Only the lines between the line holding "Write a LaTeX" and the line holding "-- (8.5,818) ;", both of those included, should be copied exactly; drop the pictures.
________________
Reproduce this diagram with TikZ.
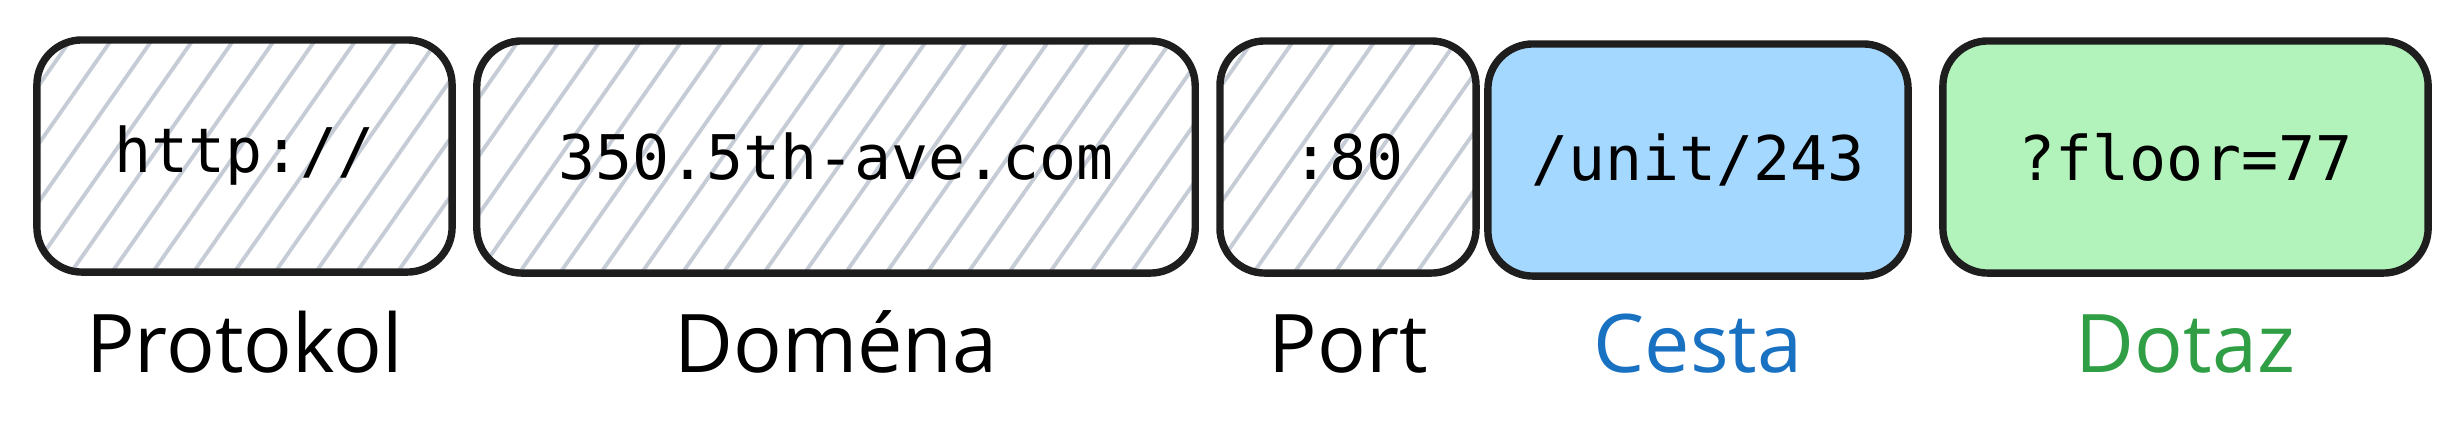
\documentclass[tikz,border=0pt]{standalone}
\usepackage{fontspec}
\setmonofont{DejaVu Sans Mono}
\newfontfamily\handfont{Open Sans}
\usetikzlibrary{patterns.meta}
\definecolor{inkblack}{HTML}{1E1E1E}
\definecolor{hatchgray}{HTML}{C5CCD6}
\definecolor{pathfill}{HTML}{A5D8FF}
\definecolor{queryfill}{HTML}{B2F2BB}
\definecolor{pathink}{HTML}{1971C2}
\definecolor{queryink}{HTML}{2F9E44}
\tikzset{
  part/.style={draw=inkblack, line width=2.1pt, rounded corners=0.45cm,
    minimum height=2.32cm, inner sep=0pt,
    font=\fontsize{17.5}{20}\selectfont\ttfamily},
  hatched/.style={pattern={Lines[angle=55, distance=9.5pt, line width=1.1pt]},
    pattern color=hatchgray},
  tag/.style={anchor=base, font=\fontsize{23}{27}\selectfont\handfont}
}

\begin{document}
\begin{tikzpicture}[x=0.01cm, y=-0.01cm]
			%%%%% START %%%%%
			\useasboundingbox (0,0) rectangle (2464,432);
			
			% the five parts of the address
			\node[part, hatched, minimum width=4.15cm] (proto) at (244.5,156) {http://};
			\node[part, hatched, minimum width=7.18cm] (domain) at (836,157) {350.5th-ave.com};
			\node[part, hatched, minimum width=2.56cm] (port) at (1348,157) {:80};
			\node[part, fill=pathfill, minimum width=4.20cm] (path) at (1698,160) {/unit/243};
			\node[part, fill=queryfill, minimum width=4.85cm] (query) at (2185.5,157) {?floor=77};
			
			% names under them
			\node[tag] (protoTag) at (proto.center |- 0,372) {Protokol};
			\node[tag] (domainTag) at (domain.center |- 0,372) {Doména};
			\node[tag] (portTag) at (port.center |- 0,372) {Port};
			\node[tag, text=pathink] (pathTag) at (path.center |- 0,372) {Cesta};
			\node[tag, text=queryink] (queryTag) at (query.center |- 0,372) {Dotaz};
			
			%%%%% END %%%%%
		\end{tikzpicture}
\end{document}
________________
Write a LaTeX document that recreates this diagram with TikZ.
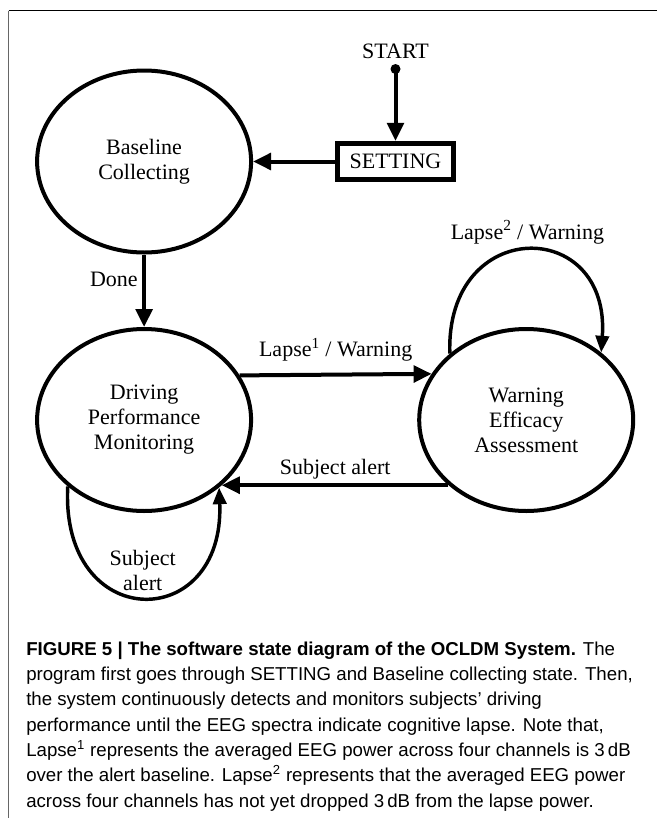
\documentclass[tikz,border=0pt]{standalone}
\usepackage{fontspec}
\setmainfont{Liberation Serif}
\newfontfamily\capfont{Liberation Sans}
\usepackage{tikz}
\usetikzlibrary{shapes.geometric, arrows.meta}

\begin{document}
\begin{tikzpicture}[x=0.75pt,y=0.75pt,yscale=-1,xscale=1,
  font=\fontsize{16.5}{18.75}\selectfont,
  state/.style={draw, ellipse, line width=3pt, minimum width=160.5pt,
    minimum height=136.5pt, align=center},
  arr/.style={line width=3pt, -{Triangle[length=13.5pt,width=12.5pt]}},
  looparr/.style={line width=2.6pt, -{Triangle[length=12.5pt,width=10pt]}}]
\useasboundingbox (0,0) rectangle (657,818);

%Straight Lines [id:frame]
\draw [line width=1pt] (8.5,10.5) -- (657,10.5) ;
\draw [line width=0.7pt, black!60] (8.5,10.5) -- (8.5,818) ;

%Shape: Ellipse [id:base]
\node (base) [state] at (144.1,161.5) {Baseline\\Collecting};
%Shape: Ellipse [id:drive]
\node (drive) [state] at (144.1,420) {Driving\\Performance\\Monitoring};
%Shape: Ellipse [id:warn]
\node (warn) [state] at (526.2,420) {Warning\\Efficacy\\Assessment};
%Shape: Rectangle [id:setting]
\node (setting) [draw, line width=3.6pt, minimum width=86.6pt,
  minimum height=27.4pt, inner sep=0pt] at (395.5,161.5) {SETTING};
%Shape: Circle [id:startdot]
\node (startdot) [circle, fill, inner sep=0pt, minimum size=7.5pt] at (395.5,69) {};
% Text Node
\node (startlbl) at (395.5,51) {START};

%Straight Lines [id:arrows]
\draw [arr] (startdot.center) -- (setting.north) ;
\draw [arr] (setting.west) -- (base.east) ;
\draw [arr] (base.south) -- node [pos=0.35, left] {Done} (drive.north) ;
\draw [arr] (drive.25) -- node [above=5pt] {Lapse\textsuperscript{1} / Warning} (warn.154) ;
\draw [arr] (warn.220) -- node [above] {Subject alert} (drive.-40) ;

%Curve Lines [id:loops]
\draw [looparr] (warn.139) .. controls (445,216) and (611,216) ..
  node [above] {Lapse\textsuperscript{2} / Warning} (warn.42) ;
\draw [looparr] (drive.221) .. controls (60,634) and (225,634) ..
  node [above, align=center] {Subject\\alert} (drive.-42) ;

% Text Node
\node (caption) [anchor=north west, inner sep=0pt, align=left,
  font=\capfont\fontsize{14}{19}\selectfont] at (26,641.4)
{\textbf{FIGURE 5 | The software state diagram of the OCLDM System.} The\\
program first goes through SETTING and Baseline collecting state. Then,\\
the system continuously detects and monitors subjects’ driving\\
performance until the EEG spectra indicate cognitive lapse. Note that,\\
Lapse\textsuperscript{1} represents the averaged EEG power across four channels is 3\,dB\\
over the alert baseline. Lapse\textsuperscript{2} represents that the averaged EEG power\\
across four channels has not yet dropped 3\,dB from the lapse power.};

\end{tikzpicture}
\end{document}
________________
* TASK RESULT *
Write a LaTeX document that recreates this diagram with TikZ.
\documentclass[tikz,border=0pt]{standalone}
\usepackage{fontspec}
\setmainfont{Liberation Serif}
\newfontfamily\capfont{Liberation Sans}
\usepackage{tikz}
\usetikzlibrary{shapes.geometric, arrows.meta}

\begin{document}
\begin{tikzpicture}[x=0.75pt,y=0.75pt,yscale=-1,xscale=1,
  font=\fontsize{16.5}{18.75}\selectfont,
  state/.style={draw, ellipse, line width=3pt, minimum width=160.5pt,
    minimum height=136.5pt, align=center},
  arr/.style={line width=3pt, -{Triangle[length=13.5pt,width=12.5pt]}},
  looparr/.style={line width=2.6pt, -{Triangle[length=12.5pt,width=10pt]}}]
\useasboundingbox (0,0) rectangle (657,818);

%Straight Lines [id:frame]
\draw [line width=1pt] (8.5,10.5) -- (657,10.5) ;
\draw [line width=0.7pt, black!60] (8.5,10.5) -- (8.5,818) ;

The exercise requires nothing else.